I play modular eurorack analog synthesizers with a customizable software I built in MaxMSP that allows me to perform with a variety of different spatial speaker arrays. My software also allows me to control several inputs from the modular with filtering effects, customizable algorithmic spatialization trajectories, and individualized amplitude control. I also use my set up to process other external sound sources such as acoustic and electronic instruments. I also play as one half of the Watson & Kleijn duo.

Excerpts from Performances

TETHEr

TETHER, for modular synthesizers, dancer, and live projections, (2023-2024)

Luana Borges (visuals) Kristen Bernier (movement) Kari Watson (sound)

TETHER, a performance piece for three modular synthesizers, dancer and live projections, was created in collaboration with film maker and video artist Lua Borges and dancer Kristen Bernier in 2023.

Lasting 60 minutes, TETHER is performed in complete darkness, the only light source coming from two projectors operated by Lua Borges. One is a handheld digital projector, and the other is an overhead analog projector; both cast digital and analog projections onto a large mesh fabric loop. Bound together by this fabric loop, I move between synthesizer stations, patching and playing while pushing and pulling amidst and against Kristen within the fabric.

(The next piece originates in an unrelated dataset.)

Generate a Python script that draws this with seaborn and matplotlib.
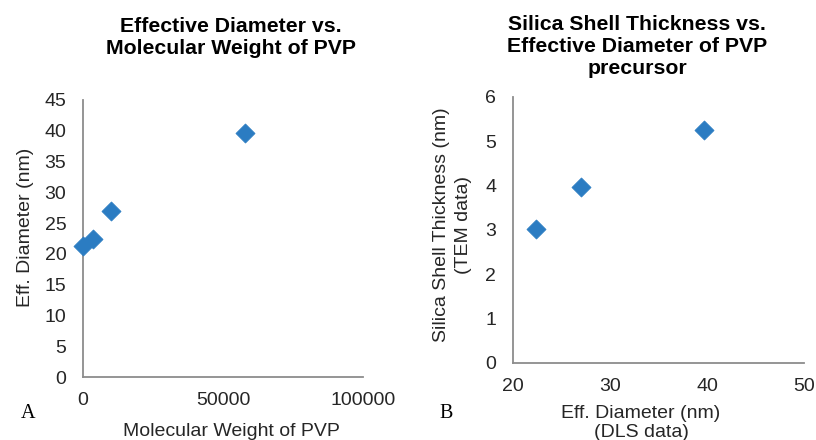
import matplotlib
matplotlib.use("Agg")
import matplotlib.pyplot as plt
import seaborn as sns
import pandas as pd

# Panel A data
mw_pvp = [0, 3500, 10000, 58000]
eff_diam_a = [21.3, 22.4, 27.0, 39.7]

# Panel B data
eff_diam_b = [22.4, 27.0, 39.7]
shell_thickness = [3.02, 3.97, 5.25]

xticks_a = [0, 50000, 100000]
yticks_a = [0, 5, 10, 15, 20, 25, 30, 35, 40, 45]
xticks_b = [20, 30, 40, 50]
yticks_b = [0, 1, 2, 3, 4, 5, 6]

sns.set_style("white")
plt.rcParams['font.family'] = ['Liberation Sans', 'DejaVu Sans']

blue = "#2B7CC2"
grey = "#8C8C8C"
txt = "#262626"

fig = plt.figure(figsize=(8.16, 4.4), dpi=100)
axA = fig.add_axes([83/816, 1-377/440, 280/816, 277/440])
axB = fig.add_axes([512.7/816, 1-362.7/440, 291.6/816, 266/440])

dfA = pd.DataFrame({"mw": mw_pvp, "d": eff_diam_a})
dfB = pd.DataFrame({"d": eff_diam_b, "t": shell_thickness})

sns.scatterplot(data=dfA, x="mw", y="d", marker="D", s=95, color=blue,
                edgecolor=blue, linewidth=0.5, ax=axA, clip_on=False, zorder=3)
sns.scatterplot(data=dfB, x="d", y="t", marker="D", s=95, color=blue,
                edgecolor=blue, linewidth=0.5, ax=axB, clip_on=False, zorder=3)

for ax, xt, yt in [(axA, xticks_a, yticks_a), (axB, xticks_b, yticks_b)]:
    ax.set_xlim(xt[0], xt[-1])
    ax.set_ylim(yt[0], yt[-1])
    ax.set_xticks(xt)
    ax.set_yticks(yt)
    for s in ["top", "right"]:
        ax.spines[s].set_visible(False)
    for s in ["left", "bottom"]:
        ax.spines[s].set_color(grey)
        ax.spines[s].set_linewidth(1.3)
    ax.tick_params(axis="both", length=0, labelsize=14, colors=txt)
    ax.tick_params(axis="y", pad=12)
    ax.tick_params(axis="x", pad=11)
    ax.set_facecolor("white")

axA.set_xlabel("Molecular Weight of PVP", fontsize=14, color=txt)
axA.set_ylabel("Eff. Diameter (nm)", fontsize=14, color=txt)
axA.xaxis.set_label_coords(0.53, -0.165)
axA.yaxis.set_label_coords(-0.175, 0.54)

axB.set_xlabel("Eff. Diameter (nm)\n(DLS data)", fontsize=14, color=txt, linespacing=1.2)
axB.set_ylabel("Silica Shell Thickness (nm)\n(TEM data)", fontsize=14, color=txt, linespacing=1.4)
axB.xaxis.set_label_coords(0.44, -0.158)
axB.yaxis.set_label_coords(-0.14, 0.518)

fig.text(231/816, 1-17/440, "Effective Diameter vs.\nMolecular Weight of PVP",
         ha="center", va="top", fontsize=15.3, fontweight="bold", color="black",
         linespacing=1.2)
fig.text(637/816, 1-15/440, "Silica Shell Thickness vs.\nEffective Diameter of PVP\nprecursor",
         ha="center", va="top", fontsize=15.3, fontweight="bold", color="black",
         linespacing=1.2)

fig.text(28/816, 1-413/440, "A", ha="center", va="center", fontsize=14.5,
         family=["Liberation Serif", "DejaVu Serif"], color="black")
fig.text(446/816, 1-413/440, "B", ha="center", va="center", fontsize=14.5,
         family=["Liberation Serif", "DejaVu Serif"], color="black")

fig.savefig("out.png", dpi=100, facecolor="white")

TETHER’s musical score is made up of 8 outputs from 3 euro rack modular synthesizers bedded by an underlying tape part. Each individual output from the synthesizers acts as an autonomous sound source, morphing and transforming throughout the course of the performance, bending and blurring with one another via cross synthesis. Over the course of the piece, patches are constructed and altered, continually moving the listeners through a dynamically layered and evolving sonic environment. TETHER’s tape part features custom convolution reverbs that I created by capturing heartbeats from Lua, Kristen and myself with a stethoscope microphone, resulting in three unique “chest cavity” convolution reverbs. This emphasis on the interior body plays off of the TETHER as a corollary to our first tether, the umbilical cord. The sheer fabric loop acts as a continually shifting canvas for the projection, with both Kristen and I enveloped. Limbs and torsos emerge, legible, but the fabric tether continues to mask and morph our bodies towards the creation of a hybridized organism. Here, the fabric loop serves as a multifarious mediator between bodies, sound, visuals, and movement, all intersecting and colliding, bound together in a network of shifting negotiations. Furthermore, our bodies become limiting factors for the other, providing a counterforce to physically navigate. Lua’s projection canvas is continuously evolving, impacted by our bodies, both individually, and as a joint force. Simultaneously, I navigate the sonic webs of synthesis that accumulate across the three modular synthesizer patches, and move between the three, navigating the various outputs to create a consistently evolving sonic canvas.